In this series of preprocessing steps, I'm converting the text into a more manageable format to reduce the vocabulary that the network must learn. 

In [7]:
# load ascii text and convert it to lowercase
filename = "data/brown-train-alt.txt"
raw_text = open(filename).read()
raw_text = raw_text.lower()

Now I need to prepare the data for modeling in the neural network - I can't model the characters directly, so I need to convert them to integers.

I can do this by first creating a set of all the distinct characters in the book and then creating a map of each character to a unique integer. 

In [8]:
# create mapping of unique chars to integers
chars = sorted(list(set(raw_text)))
char_to_int = dict((c, i) for i, c in enumerate(chars))

In [10]:
n_chars = len(raw_text)
n_vocab = len(chars)
print("Total Characters: ", n_chars)
print("Total Vocab: ", n_vocab)

Total Characters:  578691
Total Vocab:  51


In [11]:
# prepare the dataset of input to output pairs encoded as integers
seq_length = 100
dataX = []
dataY = []
for i in range(0, n_chars - seq_length, 1):
    seq_in = raw_text[i:i + seq_length]
    seq_out = raw_text[i + seq_length]
    dataX.append([char_to_int[char] for char in seq_in])
    dataY.append(char_to_int[seq_out])
n_patterns = len(dataX)
print("Total Patterns: ", n_patterns)

Total Patterns:  578591


Now that I've prepped my training data, I need to transform it so its suitable for use with Keras. 

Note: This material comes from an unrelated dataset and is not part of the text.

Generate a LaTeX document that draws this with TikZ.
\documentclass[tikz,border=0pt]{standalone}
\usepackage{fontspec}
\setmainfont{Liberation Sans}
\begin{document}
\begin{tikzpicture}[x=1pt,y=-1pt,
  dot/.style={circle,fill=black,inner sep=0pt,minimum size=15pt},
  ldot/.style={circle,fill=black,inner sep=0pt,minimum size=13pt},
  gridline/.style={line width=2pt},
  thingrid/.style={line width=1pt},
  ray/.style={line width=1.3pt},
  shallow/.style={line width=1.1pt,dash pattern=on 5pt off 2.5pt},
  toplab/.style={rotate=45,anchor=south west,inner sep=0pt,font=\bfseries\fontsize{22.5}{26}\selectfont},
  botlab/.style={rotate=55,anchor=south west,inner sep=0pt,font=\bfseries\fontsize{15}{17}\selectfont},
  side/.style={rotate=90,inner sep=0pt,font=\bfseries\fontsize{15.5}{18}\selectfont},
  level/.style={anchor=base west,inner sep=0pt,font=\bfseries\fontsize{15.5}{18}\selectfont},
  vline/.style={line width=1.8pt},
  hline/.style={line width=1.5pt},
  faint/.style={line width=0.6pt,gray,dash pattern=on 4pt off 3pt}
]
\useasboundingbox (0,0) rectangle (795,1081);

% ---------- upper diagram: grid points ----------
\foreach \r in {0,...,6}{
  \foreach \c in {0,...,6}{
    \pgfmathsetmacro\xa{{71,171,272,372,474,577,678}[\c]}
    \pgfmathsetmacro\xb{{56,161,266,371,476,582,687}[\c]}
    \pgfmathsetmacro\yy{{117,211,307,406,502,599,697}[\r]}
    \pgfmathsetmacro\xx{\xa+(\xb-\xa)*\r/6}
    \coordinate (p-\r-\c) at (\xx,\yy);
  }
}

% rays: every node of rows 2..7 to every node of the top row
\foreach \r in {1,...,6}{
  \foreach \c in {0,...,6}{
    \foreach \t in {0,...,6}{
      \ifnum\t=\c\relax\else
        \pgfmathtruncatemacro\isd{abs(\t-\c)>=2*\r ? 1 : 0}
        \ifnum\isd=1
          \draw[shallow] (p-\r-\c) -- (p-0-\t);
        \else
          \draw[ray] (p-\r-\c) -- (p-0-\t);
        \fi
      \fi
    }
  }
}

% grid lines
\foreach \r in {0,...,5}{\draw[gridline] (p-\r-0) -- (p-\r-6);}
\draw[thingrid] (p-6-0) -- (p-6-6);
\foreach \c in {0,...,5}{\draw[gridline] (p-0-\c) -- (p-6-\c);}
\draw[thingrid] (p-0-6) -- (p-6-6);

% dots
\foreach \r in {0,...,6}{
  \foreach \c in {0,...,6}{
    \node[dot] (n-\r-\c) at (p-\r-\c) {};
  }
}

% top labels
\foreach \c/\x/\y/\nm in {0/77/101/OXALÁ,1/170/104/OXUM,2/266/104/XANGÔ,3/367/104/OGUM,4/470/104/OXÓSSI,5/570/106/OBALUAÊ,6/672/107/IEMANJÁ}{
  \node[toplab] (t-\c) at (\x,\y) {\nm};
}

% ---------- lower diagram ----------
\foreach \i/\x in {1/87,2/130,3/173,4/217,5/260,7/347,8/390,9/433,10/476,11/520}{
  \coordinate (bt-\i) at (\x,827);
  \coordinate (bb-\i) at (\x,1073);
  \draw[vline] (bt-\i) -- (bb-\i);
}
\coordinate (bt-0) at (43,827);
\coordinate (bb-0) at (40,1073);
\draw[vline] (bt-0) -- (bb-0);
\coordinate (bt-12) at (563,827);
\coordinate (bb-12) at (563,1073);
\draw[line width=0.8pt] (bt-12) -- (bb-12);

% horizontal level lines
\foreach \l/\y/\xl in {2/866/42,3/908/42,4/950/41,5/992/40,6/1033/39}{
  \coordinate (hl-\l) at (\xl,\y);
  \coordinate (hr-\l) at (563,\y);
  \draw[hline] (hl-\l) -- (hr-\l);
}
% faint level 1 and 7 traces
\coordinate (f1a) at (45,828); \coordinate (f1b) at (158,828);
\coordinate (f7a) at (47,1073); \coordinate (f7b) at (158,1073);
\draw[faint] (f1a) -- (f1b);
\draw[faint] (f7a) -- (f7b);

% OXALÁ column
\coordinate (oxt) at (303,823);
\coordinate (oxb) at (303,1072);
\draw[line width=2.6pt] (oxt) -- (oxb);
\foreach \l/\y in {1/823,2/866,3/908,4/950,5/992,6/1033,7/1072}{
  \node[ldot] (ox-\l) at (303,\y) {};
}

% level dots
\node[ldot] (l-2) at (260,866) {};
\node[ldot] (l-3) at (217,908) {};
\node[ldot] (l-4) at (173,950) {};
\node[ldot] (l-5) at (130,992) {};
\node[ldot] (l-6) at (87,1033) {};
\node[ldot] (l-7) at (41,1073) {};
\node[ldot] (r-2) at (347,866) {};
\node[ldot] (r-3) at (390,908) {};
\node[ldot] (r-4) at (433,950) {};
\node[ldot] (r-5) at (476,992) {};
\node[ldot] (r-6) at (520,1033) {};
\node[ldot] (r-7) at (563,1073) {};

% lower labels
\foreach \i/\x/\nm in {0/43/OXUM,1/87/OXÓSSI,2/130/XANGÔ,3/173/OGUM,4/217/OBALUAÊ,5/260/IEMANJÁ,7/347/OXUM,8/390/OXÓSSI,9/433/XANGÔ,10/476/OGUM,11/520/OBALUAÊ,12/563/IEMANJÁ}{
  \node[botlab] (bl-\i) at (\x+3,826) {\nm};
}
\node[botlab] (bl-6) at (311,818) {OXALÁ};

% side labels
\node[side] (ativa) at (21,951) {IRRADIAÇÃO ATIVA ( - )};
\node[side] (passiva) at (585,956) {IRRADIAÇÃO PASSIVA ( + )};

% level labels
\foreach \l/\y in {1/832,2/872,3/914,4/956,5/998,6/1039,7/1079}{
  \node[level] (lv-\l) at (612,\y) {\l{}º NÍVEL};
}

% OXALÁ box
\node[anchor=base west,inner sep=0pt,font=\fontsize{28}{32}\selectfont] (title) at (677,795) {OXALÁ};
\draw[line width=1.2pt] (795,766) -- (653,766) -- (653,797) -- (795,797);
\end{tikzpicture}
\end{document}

First, I need to transform the list of input sequences into the form [samples, time steps, features] expected by an LSTM recurrent neural network. 

Next, I'll need to rescale the integers to the range 0-to-1 to make the patterns easier to learn by the LSTM network that will use the sigmoid activation function by default. __Note,__ Bengio's model uses a tanh activation function. I'm not sure if it needs a similar prep stage. 

Finally, I'll convert the output patterns nto a one hot encoding to configure the network to predicct the probability of each of the different characers in the vocabulary (51 according to the above). 

In [15]:
# reshape X to be [samples, time steps, features]
X = numpy.reshape(dataX, (n_patterns, seq_length, 1))
# normalize
X = X / float(n_vocab)
# one hot enccode the output variable
y = np_utils.to_categorical(dataY)

Here, I'll define my model:

The first is a shared word features layer with 256 memory units. The network uses a tanh hidden layer sandwiched between that and a Dense output layer using the softmax activation function to produce a probability prediction for each of the 51 characters between 0 and 1. 

In [16]:
# my model
model = Sequential()
model.add(LSTM(256, input_shape=(X.shape[1], X.shape[2])))
model.add(Dropout(0.2))
model.add(Dense(y.shape[1], activation='softmax'))
model.compile(loss='categorical_crossentropy', optimizer='adam')

Instructions for updating:
Colocations handled automatically by placer.
Instructions for updating:
Please use `rate` instead of `keep_prob`. Rate should be set to `rate = 1 - keep_prob`.


In [17]:
# define the checkpoint
filepath="weights-improvement-{epoch:02d}-{loss:.4f}.hdf5"
checkpoint = ModelCheckpoint(filepath, monitor='loss', verbose=1, save_best_only=True, mode='min')
callbacks_list = [checkpoint]

In [18]:
model.fit(X, y, epochs=20, batch_size=128, callbacks=callbacks_list)

Instructions for updating:
Use tf.cast instead.
Epoch 1/20

KeyboardInterrupt: